A red color means that the CPU or NUMA node is not in the allowed set.

A white color means that the CPU or NUMA node is in the allowed set.

A green color means that a topology can be seen by a specified process and the given CPU or NUMA node is in this process' CPU or memory binding mask.

An allowed set is the set of CPUs or NUMA nodes a process is allowed to bind to, it is either inherited from a parent process or set by the system's administrative policies.

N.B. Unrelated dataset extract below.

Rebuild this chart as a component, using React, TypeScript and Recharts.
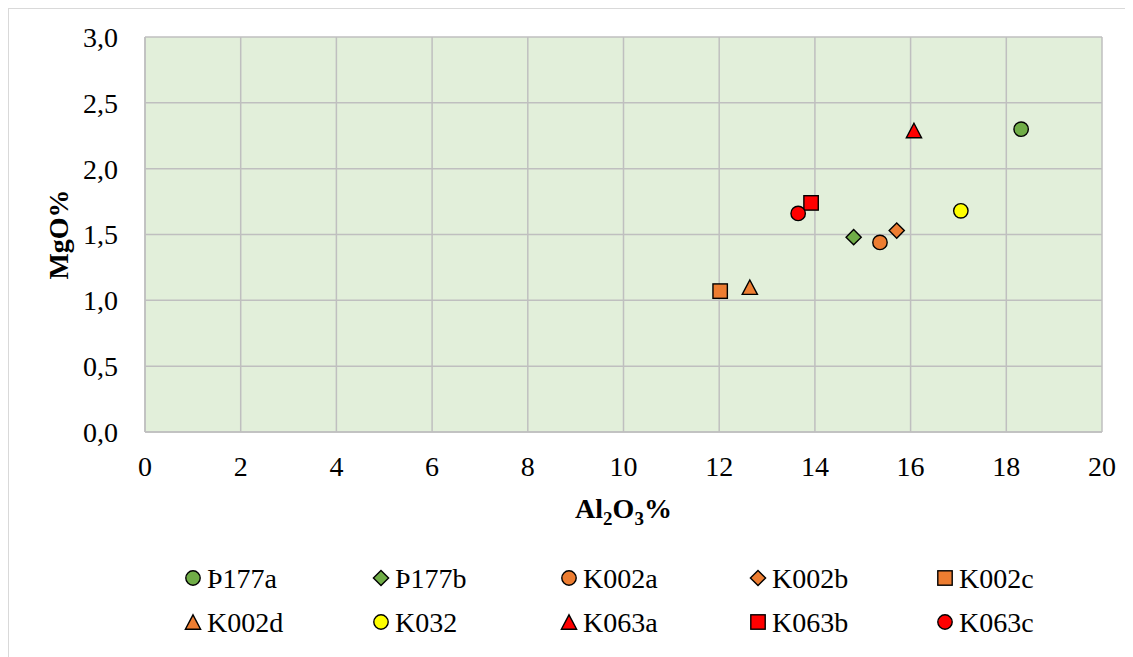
import React from "react";
import {
  ScatterChart,
  Scatter,
  XAxis,
  YAxis,
  CartesianGrid,
  Label,
} from "recharts";

// samples, in legend order
const sampleNames = ["Þ177a", "Þ177b", "K002a", "K002b", "K002c", "K002d", "K032", "K063a", "K063b", "K063c"];
const al2o3 = [18.31, 14.81, 15.36, 15.71, 12.02, 12.64, 17.05, 16.07, 13.92, 13.65];
const mgo = [2.3, 1.48, 1.44, 1.53, 1.07, 1.1, 1.68, 2.29, 1.74, 1.66];
const markerKinds = ["circle", "diamond", "circle", "diamond", "square", "triangle", "circle", "triangle", "square", "circle"];
const markerColors = ["#70AD47", "#70AD47", "#ED7D31", "#ED7D31", "#ED7D31", "#ED7D31", "#FFFF00", "#FF0000", "#FF0000", "#FF0000"];

const xTicks = [0, 2, 4, 6, 8, 10, 12, 14, 16, 18, 20];
const yTicks = [0, 0.5, 1, 1.5, 2, 2.5, 3];

const FONT = "Liberation Serif";
const GRID = "#BFBFBF";

function Marker({ kind, cx, cy, fill }: { kind: string; cx: number; cy: number; fill: string }) {
  const common = { fill, stroke: "#000", strokeWidth: 1.4 };
  if (kind === "circle") return <circle cx={cx} cy={cy} r={7.2} {...common} />;
  if (kind === "square") return <rect x={cx - 7.2} y={cy - 7.2} width={14.4} height={14.4} {...common} />;
  if (kind === "diamond") {
    const r = 7.6;
    return <polygon points={`${cx},${cy - r} ${cx + r},${cy} ${cx},${cy + r} ${cx - r},${cy}`} {...common} />;
  }
  const w = 7.6;
  const h = 7.2;
  return <polygon points={`${cx},${cy - h} ${cx + w},${cy + h} ${cx - w},${cy + h}`} {...common} />;
}

const series = sampleNames.map((name, i) => ({
  name,
  kind: markerKinds[i],
  color: markerColors[i],
  data: [{ x: al2o3[i], y: mgo[i] }],
}));

function XTitle(props: any) {
  const { x, y, width } = props.viewBox;
  return (
    <text x={x + width / 2} y={y + 86} textAnchor="middle" fontFamily={FONT} fontWeight="bold" fontSize={28} fill="#000">
      Al
      <tspan fontSize={19} dy={7}>2</tspan>
      <tspan dy={-7}>O</tspan>
      <tspan fontSize={19} dy={7}>3</tspan>
      <tspan dy={-7}>%</tspan>
    </text>
  );
}

function YTitle(props: any) {
  const { x, y, height } = props.viewBox;
  const cx = x + 49;
  const cy = y + height / 2;
  return (
    <text
      x={cx}
      y={cy}
      transform={`rotate(-90 ${cx} ${cy})`}
      textAnchor="middle"
      dy="0.35em"
      fontFamily={FONT}
      fontWeight="bold"
      fontSize={28}
      fill="#000"
    >
      MgO%
    </text>
  );
}

function LegendBlock() {
  const colX = [184, 372, 560, 749, 936];
  const rowY = [569, 613];
  return (
    <svg width={1120} height={640} style={{ position: "absolute", left: 0, top: 0, pointerEvents: "none" }}>
      {series.map((s, i) => {
        const cx = colX[i % 5];
        const cy = rowY[Math.floor(i / 5)];
        return (
          <g key={s.name}>
            <Marker kind={s.kind} cx={cx} cy={cy} fill={s.color} />
            <text x={cx + 14} y={cy} dy="0.35em" fontFamily={FONT} fontSize={28} fill="#000">
              {s.name}
            </text>
          </g>
        );
      })}
    </svg>
  );
}

const tickStyle = { fill: "#000", fontSize: 28, fontFamily: FONT };

export default function App() {
  return (
    <div
      style={{
        position: "relative",
        width: 1130,
        height: 660,
        borderTop: "1px solid #D9D9D9",
        borderLeft: "1px solid #D9D9D9",
        background: "#fff",
        fontFamily: FONT,
      }}
    >
      <ScatterChart width={1120} height={640} margin={{ top: 28, right: 27, bottom: 157, left: 0 }}>
        <CartesianGrid stroke={GRID} strokeWidth={1.5} fill="#E2EFDA" fillOpacity={1} />
        <XAxis
          type="number"
          dataKey="x"
          domain={[0, 20]}
          ticks={xTicks}
          interval={0}
          height={60}
          tickSize={0}
          tickMargin={24}
          axisLine={{ stroke: GRID, strokeWidth: 1.5 }}
          tickLine={false}
          tick={tickStyle}
        >
          <Label content={XTitle} />
        </XAxis>
        <YAxis
          type="number"
          dataKey="y"
          domain={[0, 3]}
          ticks={yTicks}
          interval={0}
          width={136}
          tickSize={0}
          tickMargin={27}
          axisLine={{ stroke: GRID, strokeWidth: 1.5 }}
          tickLine={false}
          tickFormatter={(v: number) => v.toFixed(1).replace(".", ",")}
          tick={tickStyle}
        >
          <Label content={YTitle} />
        </YAxis>
        {series.map((s) => (
          <Scatter
            key={s.name}
            name={s.name}
            data={s.data}
            isAnimationActive={false}
            shape={(p: any) => <Marker kind={s.kind} cx={p.cx} cy={p.cy} fill={s.color} />}
          />
        ))}
      </ScatterChart>
      <LegendBlock />
    </div>
  );
}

For textual rendering we write,

lstopo-no-graphics

We can also view it in ascii-art mode by writing,

lstopo-no-graphics -.ascii

To view the summary we use the -s option

lstopo -s

To display physical indexes, we use the -p option as follows,

lstopo -p

For logical indexes we write,

lstopo -l

There are many output formats for lstop such as pdf, xml, svg etc.

To write the topology to a PNG file by writing,

lstopo file.png

Now file.png will have the system topology image.

We can also export it to an XML file so as to save it and reload it on another machine as follows,

lstopo file.xml

To export to pdf, we write,

lstopo file.pdf

To view cores only, we write,

lstopo --only core

and to view only cpusets, we write,

lstopo --cpuset

To view the logical processors we write,

lstopo --only pu

Summary.

In this article we have discussed a very useful way to get information about a computer system.
lstopo command can display a topological map of the system using various formats such as pdf, png etc.

With this article at OpenGenus, you must have the complete idea of lstopo command in Linux.